* _Requirement_
Write out all of the lines below, exactly and completely.

#####

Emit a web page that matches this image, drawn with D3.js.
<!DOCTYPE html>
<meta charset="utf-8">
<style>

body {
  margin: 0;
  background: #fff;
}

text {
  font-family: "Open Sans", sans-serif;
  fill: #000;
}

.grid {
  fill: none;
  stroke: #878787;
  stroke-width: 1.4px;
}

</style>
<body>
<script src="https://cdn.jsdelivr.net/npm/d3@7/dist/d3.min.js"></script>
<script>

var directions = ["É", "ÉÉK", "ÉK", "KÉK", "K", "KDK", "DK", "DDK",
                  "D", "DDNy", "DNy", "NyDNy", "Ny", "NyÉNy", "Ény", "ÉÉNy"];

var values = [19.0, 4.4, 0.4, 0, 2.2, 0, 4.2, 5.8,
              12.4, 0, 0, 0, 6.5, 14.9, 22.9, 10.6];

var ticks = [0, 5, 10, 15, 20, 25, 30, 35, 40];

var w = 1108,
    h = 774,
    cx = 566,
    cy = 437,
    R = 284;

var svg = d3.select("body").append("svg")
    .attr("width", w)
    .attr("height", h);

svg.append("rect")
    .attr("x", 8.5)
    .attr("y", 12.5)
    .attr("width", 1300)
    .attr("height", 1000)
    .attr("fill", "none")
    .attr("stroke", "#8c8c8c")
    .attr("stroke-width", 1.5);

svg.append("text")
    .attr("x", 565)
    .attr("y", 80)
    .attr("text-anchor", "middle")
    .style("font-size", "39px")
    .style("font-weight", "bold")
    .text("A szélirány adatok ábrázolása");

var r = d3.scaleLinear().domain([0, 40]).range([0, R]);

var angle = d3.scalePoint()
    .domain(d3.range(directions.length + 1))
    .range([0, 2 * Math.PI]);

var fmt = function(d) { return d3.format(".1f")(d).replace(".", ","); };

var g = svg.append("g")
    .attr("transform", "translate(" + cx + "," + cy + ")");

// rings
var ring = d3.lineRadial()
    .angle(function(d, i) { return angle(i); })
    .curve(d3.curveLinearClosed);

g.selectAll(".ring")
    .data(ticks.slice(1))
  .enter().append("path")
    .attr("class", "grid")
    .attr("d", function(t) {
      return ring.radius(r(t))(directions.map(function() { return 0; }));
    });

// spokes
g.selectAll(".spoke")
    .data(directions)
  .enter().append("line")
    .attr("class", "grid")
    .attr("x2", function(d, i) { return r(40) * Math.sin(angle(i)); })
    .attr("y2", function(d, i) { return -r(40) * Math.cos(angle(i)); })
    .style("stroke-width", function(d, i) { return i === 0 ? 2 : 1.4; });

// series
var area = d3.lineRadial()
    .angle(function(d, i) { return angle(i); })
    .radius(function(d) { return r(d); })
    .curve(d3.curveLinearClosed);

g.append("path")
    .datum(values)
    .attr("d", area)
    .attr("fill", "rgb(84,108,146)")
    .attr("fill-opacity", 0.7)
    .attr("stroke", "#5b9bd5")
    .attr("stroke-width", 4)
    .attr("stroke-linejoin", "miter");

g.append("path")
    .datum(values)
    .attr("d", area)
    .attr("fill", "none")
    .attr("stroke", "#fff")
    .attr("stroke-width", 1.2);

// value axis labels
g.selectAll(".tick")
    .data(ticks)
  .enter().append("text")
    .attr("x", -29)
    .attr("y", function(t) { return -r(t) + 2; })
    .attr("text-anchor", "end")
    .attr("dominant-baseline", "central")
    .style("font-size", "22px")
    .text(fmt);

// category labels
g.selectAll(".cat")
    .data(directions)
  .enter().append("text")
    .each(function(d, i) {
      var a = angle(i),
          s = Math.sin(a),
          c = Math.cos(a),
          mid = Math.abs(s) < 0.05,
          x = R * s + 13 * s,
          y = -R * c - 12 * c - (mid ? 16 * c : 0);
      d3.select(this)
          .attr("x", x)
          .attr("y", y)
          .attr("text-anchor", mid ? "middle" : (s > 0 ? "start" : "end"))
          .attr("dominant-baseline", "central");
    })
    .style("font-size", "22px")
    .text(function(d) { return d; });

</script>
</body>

#####

* _Answer to this problem_
Emit a web page that matches this image, drawn with D3.js.
<!DOCTYPE html>
<meta charset="utf-8">
<style>

body {
  margin: 0;
  background: #fff;
}

text {
  font-family: "Open Sans", sans-serif;
  fill: #000;
}

.grid {
  fill: none;
  stroke: #878787;
  stroke-width: 1.4px;
}

</style>
<body>
<script src="https://cdn.jsdelivr.net/npm/d3@7/dist/d3.min.js"></script>
<script>

var directions = ["É", "ÉÉK", "ÉK", "KÉK", "K", "KDK", "DK", "DDK",
                  "D", "DDNy", "DNy", "NyDNy", "Ny", "NyÉNy", "Ény", "ÉÉNy"];

var values = [19.0, 4.4, 0.4, 0, 2.2, 0, 4.2, 5.8,
              12.4, 0, 0, 0, 6.5, 14.9, 22.9, 10.6];

var ticks = [0, 5, 10, 15, 20, 25, 30, 35, 40];

var w = 1108,
    h = 774,
    cx = 566,
    cy = 437,
    R = 284;

var svg = d3.select("body").append("svg")
    .attr("width", w)
    .attr("height", h);

svg.append("rect")
    .attr("x", 8.5)
    .attr("y", 12.5)
    .attr("width", 1300)
    .attr("height", 1000)
    .attr("fill", "none")
    .attr("stroke", "#8c8c8c")
    .attr("stroke-width", 1.5);

svg.append("text")
    .attr("x", 565)
    .attr("y", 80)
    .attr("text-anchor", "middle")
    .style("font-size", "39px")
    .style("font-weight", "bold")
    .text("A szélirány adatok ábrázolása");

var r = d3.scaleLinear().domain([0, 40]).range([0, R]);

var angle = d3.scalePoint()
    .domain(d3.range(directions.length + 1))
    .range([0, 2 * Math.PI]);

var fmt = function(d) { return d3.format(".1f")(d).replace(".", ","); };

var g = svg.append("g")
    .attr("transform", "translate(" + cx + "," + cy + ")");

// rings
var ring = d3.lineRadial()
    .angle(function(d, i) { return angle(i); })
    .curve(d3.curveLinearClosed);

g.selectAll(".ring")
    .data(ticks.slice(1))
  .enter().append("path")
    .attr("class", "grid")
    .attr("d", function(t) {
      return ring.radius(r(t))(directions.map(function() { return 0; }));
    });

// spokes
g.selectAll(".spoke")
    .data(directions)
  .enter().append("line")
    .attr("class", "grid")
    .attr("x2", function(d, i) { return r(40) * Math.sin(angle(i)); })
    .attr("y2", function(d, i) { return -r(40) * Math.cos(angle(i)); })
    .style("stroke-width", function(d, i) { return i === 0 ? 2 : 1.4; });

// series
var area = d3.lineRadial()
    .angle(function(d, i) { return angle(i); })
    .radius(function(d) { return r(d); })
    .curve(d3.curveLinearClosed);

g.append("path")
    .datum(values)
    .attr("d", area)
    .attr("fill", "rgb(84,108,146)")
    .attr("fill-opacity", 0.7)
    .attr("stroke", "#5b9bd5")
    .attr("stroke-width", 4)
    .attr("stroke-linejoin", "miter");

g.append("path")
    .datum(values)
    .attr("d", area)
    .attr("fill", "none")
    .attr("stroke", "#fff")
    .attr("stroke-width", 1.2);

// value axis labels
g.selectAll(".tick")
    .data(ticks)
  .enter().append("text")
    .attr("x", -29)
    .attr("y", function(t) { return -r(t) + 2; })
    .attr("text-anchor", "end")
    .attr("dominant-baseline", "central")
    .style("font-size", "22px")
    .text(fmt);

// category labels
g.selectAll(".cat")
    .data(directions)
  .enter().append("text")
    .each(function(d, i) {
      var a = angle(i),
          s = Math.sin(a),
          c = Math.cos(a),
          mid = Math.abs(s) < 0.05,
          x = R * s + 13 * s,
          y = -R * c - 12 * c - (mid ? 16 * c : 0);
      d3.select(this)
          .attr("x", x)
          .attr("y", y)
          .attr("text-anchor", mid ? "middle" : (s > 0 ? "start" : "end"))
          .attr("dominant-baseline", "central");
    })
    .style("font-size", "22px")
    .text(function(d) { return d; });

</script>
</body>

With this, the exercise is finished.